Proposed Tax Increase
In a recent announcement, local officials indicated discussions around raising the tourism tax from the current amount to $50 or even $100, aligning it with the fees charged by Bhutan for its tourists. However, the government has yet to establish a clear enforcement mechanism to ensure that incoming visitors have complied with the payment requirements.
Current Enforcement Issues
Currently, there is minimal oversight of tourists’ compliance with the tax. Upon entering Bali, visitors do not undergo thorough checks concerning the tourism levy, as there are only a few stations set up post-customs, and no officials actively ask for payment receipts.
In response to these challenges, the Bali government is considering outsourcing the verification process to airlines. The plan would require airlines to remind passengers of the necessity to pay the tourism tax before they board flights to Bali.
New Policy for Airlines
In a bid to strengthen compliance, Bali’s Provincial Government announced a new requirement stating that the Tourism Levy Voucher, which serves as proof of payment for the tax, will be necessary for the issuance of boarding passes for international travel departing from Bali.
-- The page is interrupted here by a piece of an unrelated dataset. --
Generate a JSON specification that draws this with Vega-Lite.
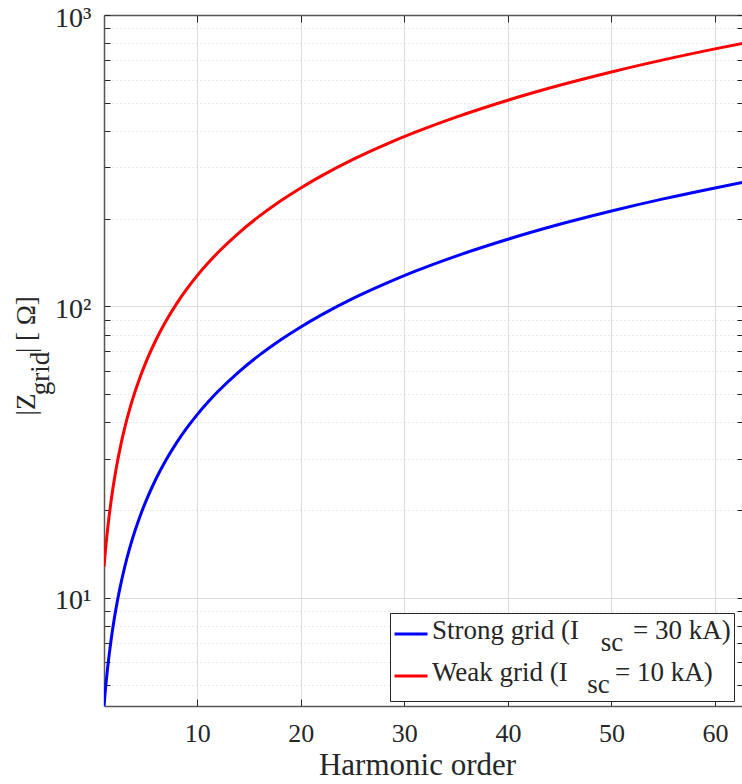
{
  "$schema": "https://vega.github.io/schema/vega-lite/v6.json",
  "width": 639,
  "height": 691,
  "autosize": {"type": "none"},
  "padding": {"left": 104, "top": 15, "right": 0, "bottom": 78},
  "background": "white",
  "config": {"font": "Liberation Serif", "view": {"stroke": null}},
  "data": {
    "values": [
      {"h": 1, "z": 4.25, "grid": "Strong"}, {"h": 1.1, "z": 4.68, "grid": "Strong"}, {"h": 1.2, "z": 5.1, "grid": "Strong"},
      {"h": 1.35, "z": 5.74, "grid": "Strong"}, {"h": 1.5, "z": 6.38, "grid": "Strong"}, {"h": 1.7, "z": 7.23, "grid": "Strong"},
      {"h": 2, "z": 8.5, "grid": "Strong"}, {"h": 2.3, "z": 9.78, "grid": "Strong"}, {"h": 2.6, "z": 11.05, "grid": "Strong"},
      {"h": 3, "z": 12.75, "grid": "Strong"}, {"h": 3.5, "z": 14.88, "grid": "Strong"}, {"h": 4, "z": 17, "grid": "Strong"},
      {"h": 4.5, "z": 19.13, "grid": "Strong"}, {"h": 5, "z": 21.25, "grid": "Strong"}, {"h": 6, "z": 25.5, "grid": "Strong"},
      {"h": 7, "z": 29.75, "grid": "Strong"}, {"h": 8, "z": 34, "grid": "Strong"}, {"h": 9, "z": 38.25, "grid": "Strong"},
      {"h": 10, "z": 42.5, "grid": "Strong"}, {"h": 11, "z": 46.75, "grid": "Strong"}, {"h": 12, "z": 51, "grid": "Strong"},
      {"h": 14, "z": 59.5, "grid": "Strong"}, {"h": 16, "z": 68, "grid": "Strong"}, {"h": 18, "z": 76.5, "grid": "Strong"},
      {"h": 20, "z": 85, "grid": "Strong"}, {"h": 22, "z": 93.5, "grid": "Strong"}, {"h": 25, "z": 106.3, "grid": "Strong"},
      {"h": 28, "z": 119, "grid": "Strong"}, {"h": 31, "z": 131.8, "grid": "Strong"}, {"h": 35, "z": 148.8, "grid": "Strong"},
      {"h": 40, "z": 170, "grid": "Strong"}, {"h": 45, "z": 191.3, "grid": "Strong"}, {"h": 50, "z": 212.5, "grid": "Strong"},
      {"h": 55, "z": 233.8, "grid": "Strong"}, {"h": 60, "z": 255, "grid": "Strong"}, {"h": 63, "z": 267.8, "grid": "Strong"},
      {"h": 1, "z": 12.75, "grid": "Weak"}, {"h": 1.1, "z": 14.03, "grid": "Weak"}, {"h": 1.2, "z": 15.3, "grid": "Weak"},
      {"h": 1.35, "z": 17.21, "grid": "Weak"}, {"h": 1.5, "z": 19.13, "grid": "Weak"}, {"h": 1.7, "z": 21.68, "grid": "Weak"},
      {"h": 2, "z": 25.5, "grid": "Weak"}, {"h": 2.3, "z": 29.33, "grid": "Weak"}, {"h": 2.6, "z": 33.15, "grid": "Weak"},
      {"h": 3, "z": 38.25, "grid": "Weak"}, {"h": 3.5, "z": 44.63, "grid": "Weak"}, {"h": 4, "z": 51, "grid": "Weak"},
      {"h": 4.5, "z": 57.38, "grid": "Weak"}, {"h": 5, "z": 63.75, "grid": "Weak"}, {"h": 6, "z": 76.5, "grid": "Weak"},
      {"h": 7, "z": 89.25, "grid": "Weak"}, {"h": 8, "z": 102, "grid": "Weak"}, {"h": 9, "z": 114.75, "grid": "Weak"},
      {"h": 10, "z": 127.5, "grid": "Weak"}, {"h": 11, "z": 140.25, "grid": "Weak"}, {"h": 12, "z": 153, "grid": "Weak"},
      {"h": 14, "z": 178.5, "grid": "Weak"}, {"h": 16, "z": 204, "grid": "Weak"}, {"h": 18, "z": 229.5, "grid": "Weak"},
      {"h": 20, "z": 255, "grid": "Weak"}, {"h": 22, "z": 280.5, "grid": "Weak"}, {"h": 25, "z": 318.8, "grid": "Weak"},
      {"h": 28, "z": 357, "grid": "Weak"}, {"h": 31, "z": 395.3, "grid": "Weak"}, {"h": 35, "z": 446.3, "grid": "Weak"},
      {"h": 40, "z": 510, "grid": "Weak"}, {"h": 45, "z": 573.8, "grid": "Weak"}, {"h": 50, "z": 637.5, "grid": "Weak"},
      {"h": 55, "z": 701.3, "grid": "Weak"}, {"h": 60, "z": 765, "grid": "Weak"}, {"h": 63, "z": 803.3, "grid": "Weak"}
    ]
  },
  "layer": [
    {
      "mark": {"type": "line", "strokeWidth": 3, "clip": true, "interpolate": "monotone"},
      "encoding": {
        "x": {
          "field": "h", "type": "quantitative",
          "scale": {"domain": [1, 62.7], "nice": false, "zero": false},
          "axis": {
            "orient": "bottom",
            "values": [10, 20, 30, 40, 50, 60],
            "grid": true, "gridColor": "#dcdcdc", "gridWidth": 1,
            "domainColor": "#555555", "domainWidth": 1.5,
            "tickColor": "#262626", "tickSize": -7, "tickWidth": 1,
            "labelFont": "Liberation Serif", "labelFontSize": 26, "labelColor": "#262626", "labelPadding": 21,
            "labelFlush": false,
            "title": "Harmonic order", "titleFont": "Liberation Serif", "titleFontSize": 31,
            "titleFontWeight": "normal", "titleColor": "#262626", "titlePadding": 4, "titleX": 313
          }
        },
        "y": {
          "field": "z", "type": "quantitative",
          "scale": {"type": "log", "domain": [4.25, 1000], "nice": false},
          "axis": {
            "orient": "left",
            "values": [5, 6, 7, 8, 9, 10, 20, 30, 40, 50, 60, 70, 80, 90, 100, 200, 300, 400, 500, 600, 700, 800, 900, 1000],
            "labelExpr": "datum.value == 10 ? '10\u00b9' : datum.value == 100 ? '10\u00b2' : datum.value == 1000 ? '10\u00b3' : ''",
            "grid": true,
            "gridColor": {"condition": {"test": "datum.value == 10 || datum.value == 100 || datum.value == 1000", "value": "#dcdcdc"}, "value": "#d2d2d2"},
            "gridDash": {"condition": {"test": "datum.value == 10 || datum.value == 100 || datum.value == 1000", "value": []}, "value": [1, 3]},
            "domainColor": "#555555", "domainWidth": 1.5,
            "tickColor": "#262626", "tickSize": -6, "tickWidth": 1,
            "labelFont": "Liberation Serif", "labelFontSize": 28, "labelColor": "#262626", "labelPadding": 19,
            "labelFlush": false, "labelOverlap": false, "labelBaseline": "middle", "labelOffset": 3,
            "title": ["|Z\u00a0\u00a0\u00a0\u00a0\u00a0\u00a0| [ \u03a9]", "\u200b\u00a0\u00a0\u00a0grid"],
            "titleFont": "Liberation Serif", "titleFontSize": 27, "titleFontWeight": "normal", "titleColor": "#262626",
            "titleAngle": -90, "titleAlign": "left", "titleBaseline": "middle", "titleLineHeight": 14,
            "titleX": -78, "titleY": 400
          }
        },
        "color": {
          "field": "grid", "type": "nominal",
          "scale": {"domain": ["Strong", "Weak"], "range": ["#0000ff", "#ff0000"]},
          "legend": {
            "orient": "none", "legendX": 286, "legendY": 598,
            "title": null, "direction": "vertical",
            "strokeColor": "#262626", "fillColor": "white", "padding": 3, "cornerRadius": 0,
            "symbolType": "stroke", "symbolSize": 1089, "symbolStrokeWidth": 3,
            "labelFont": "Liberation Serif", "labelFontSize": 27, "labelColor": "#262626", "labelOffset": 3,
            "labelLimit": 500, "rowPadding": 2,
            "labelExpr": "datum.label == 'Strong' ? ['Strong grid (I\u00a0\u00a0\u00a0\u00a0\u00a0\u00a0\u00a0\u00a0= 30 kA)', '\u200b\u00a0\u00a0\u00a0\u00a0\u00a0\u00a0\u00a0\u00a0\u00a0\u00a0\u00a0\u00a0\u00a0\u00a0\u00a0\u00a0\u00a0\u00a0\u00a0\u00a0\u00a0\u00a0\u00a0\u00a0\u00a0sc'] : ['Weak grid (I\u00a0\u00a0\u00a0\u00a0\u00a0\u00a0\u00a0= 10 kA)', '\u200b\u00a0\u00a0\u00a0\u00a0\u00a0\u00a0\u00a0\u00a0\u00a0\u00a0\u00a0\u00a0\u00a0\u00a0\u00a0\u00a0\u00a0\u00a0\u00a0\u00a0\u00a0\u00a0\u00a0sc']",
            "encode": {"labels": {"update": {"lineHeight": {"value": 12}, "dy": {"value": -3}}}}
          }
        }
      }
    },
    {
      "mark": {"type": "line", "opacity": 0},
      "encoding": {
        "x": {
          "field": "h", "type": "quantitative",
          "axis": {
            "orient": "top", "values": [10, 20, 30, 40, 50, 60], "labels": false, "grid": false,
            "domainColor": "#555555", "domainWidth": 1.5, "tickColor": "#262626", "tickSize": -7, "title": null
          }
        },
        "y": {
          "field": "z", "type": "quantitative",
          "axis": {
            "orient": "right",
            "values": [5, 6, 7, 8, 9, 10, 20, 30, 40, 50, 60, 70, 80, 90, 100, 200, 300, 400, 500, 600, 700, 800, 900, 1000],
            "labels": false, "grid": false,
            "domainColor": "#555555", "domainWidth": 1.5, "tickColor": "#262626", "tickSize": -6, "title": null
          }
        }
      }
    }
  ],
  "resolve": {"axis": {"x": "independent", "y": "independent"}}
}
This announcement was made by Tjok Bagus Pemayun, Head of the Bali Provincial Tourism Office, during a press briefing on February 11. To facilitate the implementation of this policy, the Provincial Government is working on a cooperation agreement with SITA (Society of IATA Traffic Airliners), which represents 36 airlines globally.
"We hope that the Memorandum of Understanding with SITA can be signed soon," Tjok Bagus stated. He added that the collaboration aims to optimize the collection of the tourism tax, indicating a compliance target of 95% for passengers using SITA.
Implementation Challenges for Travelers
The new mechanism poses questions about practicality, as many travelers check in online and utilize automated gates, potentially avoiding personnel who could verify tax payments altogether. While Tjok Bagus Pemayun emphasized the importance of collecting the tourism tax, he acknowledged that tourists could pay either before or after arriving in Bali. However, travelers must secure the levy payment voucher before receiving their boarding passes for the return leg of their journey.
This tax applies to international visitors who may arrive in Bali on domestic flights, further complicating the enforcement of payment verification among departing passengers. Airport personnel at the boarding gates may have difficulty managing interactions related to tax compliance, reinforcing concerns regarding the feasibility of this approach.
Looking Ahead
Despite the complexities surrounding tax collection, Bali continues to aim for budgetary targets, reflecting previous revenue gains that exceeded initial estimates. Last year, Bali achieved over IDR 318 billion in tourism tax collection, surpassing its target by a significant margin.
As the government navigates these developments, some travelers and local analysts suggest a more streamlined approach, such as incorporating the tourism fee into hotel accommodations or devising a simpler processing method akin to taxation systems in other countries.
For visitors planning a trip to Bali, the tourism tax, though seen as an insignificant cost, adds a layer of inconvenience to their travel experience. As Bali gears up for another year of tourism, the success of the tax enforcement strategy remains to be seen.